◆ **Data**:
- - -

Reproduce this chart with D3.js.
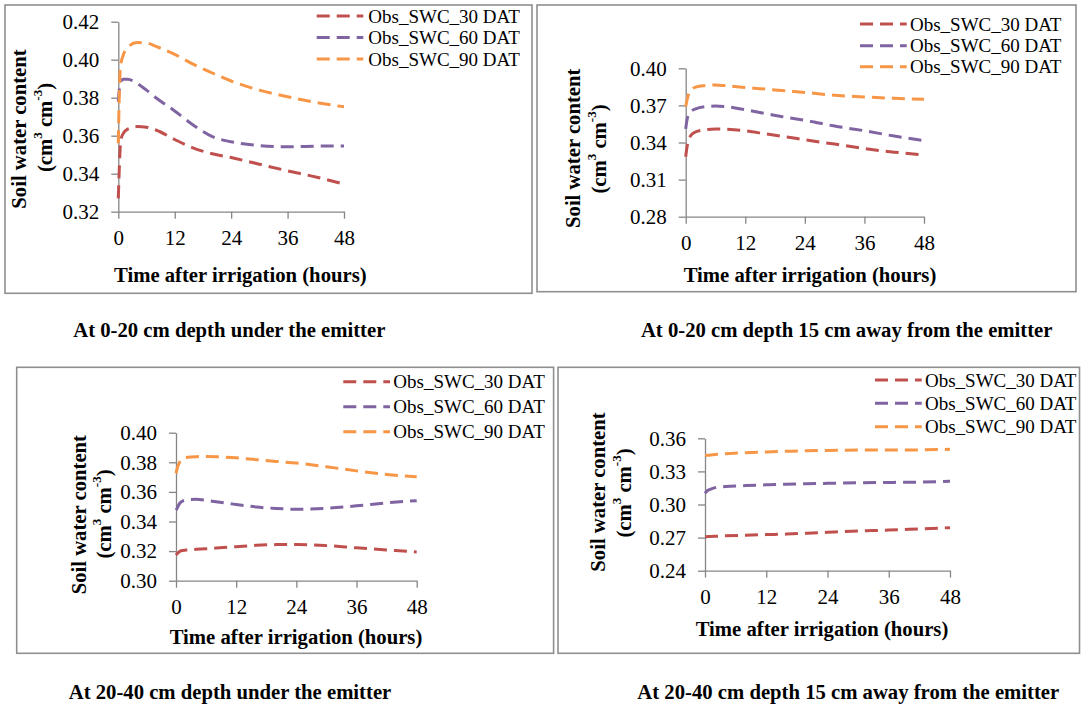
<!DOCTYPE html>
<html>
<head>
<meta charset="utf-8">
<script src="https://cdn.jsdelivr.net/npm/d3@7"></script>
<style>
  html, body { margin: 0; padding: 0; background: #fff; }
  svg { display: block; }
  text { font-family: "Liberation Serif", "Times New Roman", serif; fill: #000; }
</style>
</head>
<body>
<svg id="chart" width="1082" height="706"></svg>
<script>
// ---------------- DATA ----------------
const seriesNames = ["Obs_SWC_30 DAT", "Obs_SWC_60 DAT", "Obs_SWC_90 DAT"];
const seriesColors = ["#C0504D", "#8064A2", "#F79646"];
const xTicks = [0, 12, 24, 36, 48];
const xTitle = "Time after irrigation (hours)";
const yTitle1 = "Soil water content";

const captions = [
  "At 0-20 cm depth under the emitter",
  "At 0-20 cm depth 15 cm away from the emitter",
  "At 20-40 cm depth under the emitter",
  "At 20-40 cm depth 15 cm away from the emitter"
];

// Panel A: 0-20 cm under the emitter
const hoursA = [0, 0.25, 0.5, 1, 2, 4, 6, 8, 12, 16, 20, 24, 30, 36, 42, 48];
const a30 = [0.327, 0.345, 0.357, 0.361, 0.3635, 0.3648, 0.3645, 0.363, 0.358, 0.3535, 0.3505, 0.3485, 0.345, 0.3415, 0.3383, 0.3345];
const a60 = [0.378, 0.385, 0.388, 0.3897, 0.3897, 0.3875, 0.384, 0.380, 0.373, 0.3655, 0.3595, 0.3568, 0.3548, 0.3542, 0.3545, 0.3546];
const a90 = [0.356, 0.385, 0.397, 0.402, 0.4065, 0.409, 0.4088, 0.407, 0.4028, 0.3975, 0.393, 0.3888, 0.384, 0.3805, 0.3775, 0.3752];
const yTicksA = [0.32, 0.34, 0.36, 0.38, 0.40, 0.42];

// Panel B: 0-20 cm, 15 cm away from the emitter
const hoursB = [0, 0.25, 0.5, 1, 2, 4, 6, 8, 12, 16, 20, 24, 30, 36, 42, 48];
const b30 = [0.3285, 0.336, 0.341, 0.3455, 0.3485, 0.3503, 0.3509, 0.3507, 0.3495, 0.347, 0.3447, 0.3422, 0.3387, 0.3351, 0.3322, 0.3300];
const b60 = [0.351, 0.358, 0.362, 0.365, 0.3672, 0.369, 0.3695, 0.369, 0.3665, 0.3635, 0.3605, 0.358, 0.3533, 0.3495, 0.3452, 0.3415];
const b90 = [0.369, 0.374, 0.378, 0.382, 0.3848, 0.386, 0.3865, 0.386, 0.3845, 0.3832, 0.3818, 0.3805, 0.3782, 0.3768, 0.3757, 0.3749];
const yTicksB = [0.28, 0.31, 0.34, 0.37, 0.40];

// Panel C: 20-40 cm under the emitter
const hoursC = [0, 0.25, 0.5, 1, 2, 4, 6, 8, 12, 16, 20, 24, 30, 36, 42, 48];
const c30 = [0.3173, 0.3183, 0.3192, 0.3202, 0.3207, 0.3212, 0.3216, 0.3221, 0.323, 0.3239, 0.3244, 0.3245, 0.3237, 0.3222, 0.3208, 0.3194];
const c60 = [0.3477, 0.349, 0.351, 0.3532, 0.3545, 0.355, 0.3543, 0.3533, 0.3515, 0.3498, 0.3488, 0.3483, 0.3489, 0.3506, 0.3526, 0.3541];
const c90 = [0.3725, 0.376, 0.3785, 0.3815, 0.3833, 0.3838, 0.3839, 0.3838, 0.383, 0.3818, 0.3806, 0.3795, 0.377, 0.3742, 0.3718, 0.3703];
const yTicksC = [0.30, 0.32, 0.34, 0.36, 0.38, 0.40];

// Panel D: 20-40 cm, 15 cm away from the emitter
const hoursD = [0, 0.25, 0.5, 1, 2, 4, 8, 12, 16, 20, 24, 30, 36, 42, 48];
const d30 = [0.2708, 0.2708, 0.2709, 0.271, 0.2712, 0.2716, 0.2722, 0.2727, 0.2732, 0.274, 0.2748, 0.2759, 0.2768, 0.2779, 0.279];
const d60 = [0.3101, 0.3115, 0.3127, 0.3138, 0.3153, 0.3163, 0.3172, 0.3178, 0.3184, 0.3188, 0.3192, 0.3197, 0.32, 0.3203, 0.321];
const d90 = [0.3443, 0.3444, 0.3446, 0.3448, 0.3454, 0.346, 0.347, 0.3476, 0.3482, 0.3487, 0.349, 0.3493, 0.3494, 0.3495, 0.35];
const yTicksD = [0.24, 0.27, 0.30, 0.33, 0.36];

// ---------------- LAYOUT ----------------
const panels = [
  { hours: hoursA, series: [a30, a60, a90], yTicks: yTicksA, caption: captions[0],
    frame: [5, 5, 532, 293.3], x0: 118.3, x1: 344, yTop: 21.7, yBot: 211.7,
    legend: { lx0: 316.7, lx1: 363.3, tx: 368.3, rows: [16, 37.5, 59] },
    xTitle: [240.3, 275], yT1: [19, 129], yT2: [45, 127.5], cap: [229.3, 330] },
  { hours: hoursB, series: [b30, b60, b90], yTicks: yTicksB, caption: captions[1],
    frame: [537, 5, 1076, 291.7], x0: 685.7, x1: 924, yTop: 68.3, yBot: 216.7,
    legend: { lx0: 860, lx1: 906.7, tx: 910, rows: [24, 45.7, 66.7] },
    xTitle: [810, 275], yT1: [573.3, 148.3], yT2: [599.3, 149], cap: [846.7, 330] },
  { hours: hoursC, series: [c30, c60, c90], yTicks: yTicksC, caption: captions[2],
    frame: [16.7, 367.3, 553.6, 653.3], x0: 176, x1: 416.7, yTop: 432.7, yBot: 580.7,
    legend: { lx0: 343.3, lx1: 390, tx: 393.3, rows: [381.7, 406.7, 431.7] },
    xTitle: [296, 636.7], yT1: [79, 514.7], yT2: [104.3, 514], cap: [230, 691.7] },
  { hours: hoursD, series: [d30, d60, d90], yTicks: yTicksD, caption: captions[3],
    frame: [558, 367.3, 1079.5, 653.3], x0: 705, x1: 950, yTop: 438.3, yBot: 570.7,
    legend: { lx0: 875, lx1: 921.7, tx: 925, rows: [380, 403.3, 426.7] },
    xTitle: [822, 629.3], yT1: [598.3, 492], yT2: [624, 493], cap: [848.3, 691.7] }
];

const svg = d3.select("#chart");
svg.append("rect").attr("width", 1082).attr("height", 706).attr("fill", "#fff");

const BOLD_SIZE = 20.7;
const TICK_SIZE = 21;
const LEG_SIZE = 19;
const DASH = "13,7";

panels.forEach(p => {
  const g = svg.append("g");
  const [fx0, fy0, fx1, fy1] = p.frame;
  g.append("rect")
    .attr("x", fx0).attr("y", fy0)
    .attr("width", fx1 - fx0).attr("height", fy1 - fy0)
    .attr("fill", "none").attr("stroke", "#8f8f8f").attr("stroke-width", 1.6);

  const x = d3.scaleLinear().domain([0, 48]).range([p.x0, p.x1]);
  const y = d3.scaleLinear()
    .domain([p.yTicks[0], p.yTicks[p.yTicks.length - 1]])
    .range([p.yBot, p.yTop]);

  // axes
  const yAxis = d3.axisLeft(y).tickValues(p.yTicks).tickFormat(d3.format(".2f"))
    .tickSize(7).tickSizeOuter(0).tickPadding(12);
  const xAxis = d3.axisBottom(x).tickValues(xTicks).tickFormat(d3.format("d"))
    .tickSize(7).tickSizeOuter(0).tickPadding(11);

  const ya = g.append("g").attr("transform", `translate(${p.x0},0)`).call(yAxis);
  const xa = g.append("g").attr("transform", `translate(0,${p.yBot})`).call(xAxis);
  [ya, xa].forEach(a => {
    a.select(".domain").attr("stroke", "#868686").attr("stroke-width", 1.3);
    a.selectAll(".tick line").attr("stroke", "#868686").attr("stroke-width", 1.3);
    a.selectAll(".tick text")
      .attr("fill", "#111")
      .style("font-family", '"Liberation Serif", "Times New Roman", serif')
      .style("font-size", TICK_SIZE + "px");
  });

  // lines
  const line = d3.line()
    .x((d, i) => x(p.hours[i]))
    .y(d => y(d))
    .curve(d3.curveMonotoneX);
  p.series.forEach((s, k) => {
    g.append("path")
      .datum(s)
      .attr("d", line)
      .attr("fill", "none")
      .attr("stroke", seriesColors[k])
      .attr("stroke-width", 3)
      .attr("stroke-dasharray", DASH);
  });

  // legend
  seriesNames.forEach((name, k) => {
    const ry = p.legend.rows[k];
    g.append("line")
      .attr("x1", p.legend.lx0).attr("x2", p.legend.lx1)
      .attr("y1", ry).attr("y2", ry)
      .attr("stroke", seriesColors[k]).attr("stroke-width", 3)
      .attr("stroke-dasharray", DASH);
    g.append("text")
      .attr("x", p.legend.tx).attr("y", ry)
      .attr("dominant-baseline", "central")
      .style("font-size", LEG_SIZE + "px")
      .text(name);
  });

  // x title
  g.append("text")
    .attr("x", p.xTitle[0]).attr("y", p.xTitle[1])
    .attr("text-anchor", "middle").attr("dominant-baseline", "central")
    .style("font-size", BOLD_SIZE + "px").style("font-weight", "bold")
    .text(xTitle);

  // y title (two lines, rotated)
  g.append("text")
    .attr("transform", `translate(${p.yT1[0]},${p.yT1[1]}) rotate(-90)`)
    .attr("text-anchor", "middle").attr("dominant-baseline", "central")
    .style("font-size", BOLD_SIZE + "px").style("font-weight", "bold")
    .text(yTitle1);
  const t2 = g.append("text")
    .attr("transform", `translate(${p.yT2[0]},${p.yT2[1]}) rotate(-90)`)
    .attr("text-anchor", "middle").attr("dominant-baseline", "central")
    .style("font-size", BOLD_SIZE + "px").style("font-weight", "bold");
  t2.append("tspan").text("(cm");
  t2.append("tspan").attr("baseline-shift", "super").style("font-size", "13px").text("3");
  t2.append("tspan").text(" cm");
  t2.append("tspan").attr("baseline-shift", "super").style("font-size", "13px").text("-3");
  t2.append("tspan").text(")");

  // caption
  g.append("text")
    .attr("x", p.cap[0]).attr("y", p.cap[1])
    .attr("text-anchor", "middle").attr("dominant-baseline", "central")
    .style("font-size", BOLD_SIZE + "px").style("font-weight", "bold")
    .text(p.caption);
});
</script>
</body>
</html>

- - -

◆ **Problem requirements**: Starting at the top of the listing above, please restate word for word each line up to and including the one that holds "const yTicksB = [0.28, 0.31, 0.34, 0.37, 0.40];", omitting every image.

◆ **Output for this task**:
Reproduce this chart with D3.js.
<!DOCTYPE html>
<html>
<head>
<meta charset="utf-8">
<script src="https://cdn.jsdelivr.net/npm/d3@7"></script>
<style>
  html, body { margin: 0; padding: 0; background: #fff; }
  svg { display: block; }
  text { font-family: "Liberation Serif", "Times New Roman", serif; fill: #000; }
</style>
</head>
<body>
<svg id="chart" width="1082" height="706"></svg>
<script>
// ---------------- DATA ----------------
const seriesNames = ["Obs_SWC_30 DAT", "Obs_SWC_60 DAT", "Obs_SWC_90 DAT"];
const seriesColors = ["#C0504D", "#8064A2", "#F79646"];
const xTicks = [0, 12, 24, 36, 48];
const xTitle = "Time after irrigation (hours)";
const yTitle1 = "Soil water content";

const captions = [
  "At 0-20 cm depth under the emitter",
  "At 0-20 cm depth 15 cm away from the emitter",
  "At 20-40 cm depth under the emitter",
  "At 20-40 cm depth 15 cm away from the emitter"
];

// Panel A: 0-20 cm under the emitter
const hoursA = [0, 0.25, 0.5, 1, 2, 4, 6, 8, 12, 16, 20, 24, 30, 36, 42, 48];
const a30 = [0.327, 0.345, 0.357, 0.361, 0.3635, 0.3648, 0.3645, 0.363, 0.358, 0.3535, 0.3505, 0.3485, 0.345, 0.3415, 0.3383, 0.3345];
const a60 = [0.378, 0.385, 0.388, 0.3897, 0.3897, 0.3875, 0.384, 0.380, 0.373, 0.3655, 0.3595, 0.3568, 0.3548, 0.3542, 0.3545, 0.3546];
const a90 = [0.356, 0.385, 0.397, 0.402, 0.4065, 0.409, 0.4088, 0.407, 0.4028, 0.3975, 0.393, 0.3888, 0.384, 0.3805, 0.3775, 0.3752];
const yTicksA = [0.32, 0.34, 0.36, 0.38, 0.40, 0.42];

// Panel B: 0-20 cm, 15 cm away from the emitter
const hoursB = [0, 0.25, 0.5, 1, 2, 4, 6, 8, 12, 16, 20, 24, 30, 36, 42, 48];
const b30 = [0.3285, 0.336, 0.341, 0.3455, 0.3485, 0.3503, 0.3509, 0.3507, 0.3495, 0.347, 0.3447, 0.3422, 0.3387, 0.3351, 0.3322, 0.3300];
const b60 = [0.351, 0.358, 0.362, 0.365, 0.3672, 0.369, 0.3695, 0.369, 0.3665, 0.3635, 0.3605, 0.358, 0.3533, 0.3495, 0.3452, 0.3415];
const b90 = [0.369, 0.374, 0.378, 0.382, 0.3848, 0.386, 0.3865, 0.386, 0.3845, 0.3832, 0.3818, 0.3805, 0.3782, 0.3768, 0.3757, 0.3749];
const yTicksB = [0.28, 0.31, 0.34, 0.37, 0.40];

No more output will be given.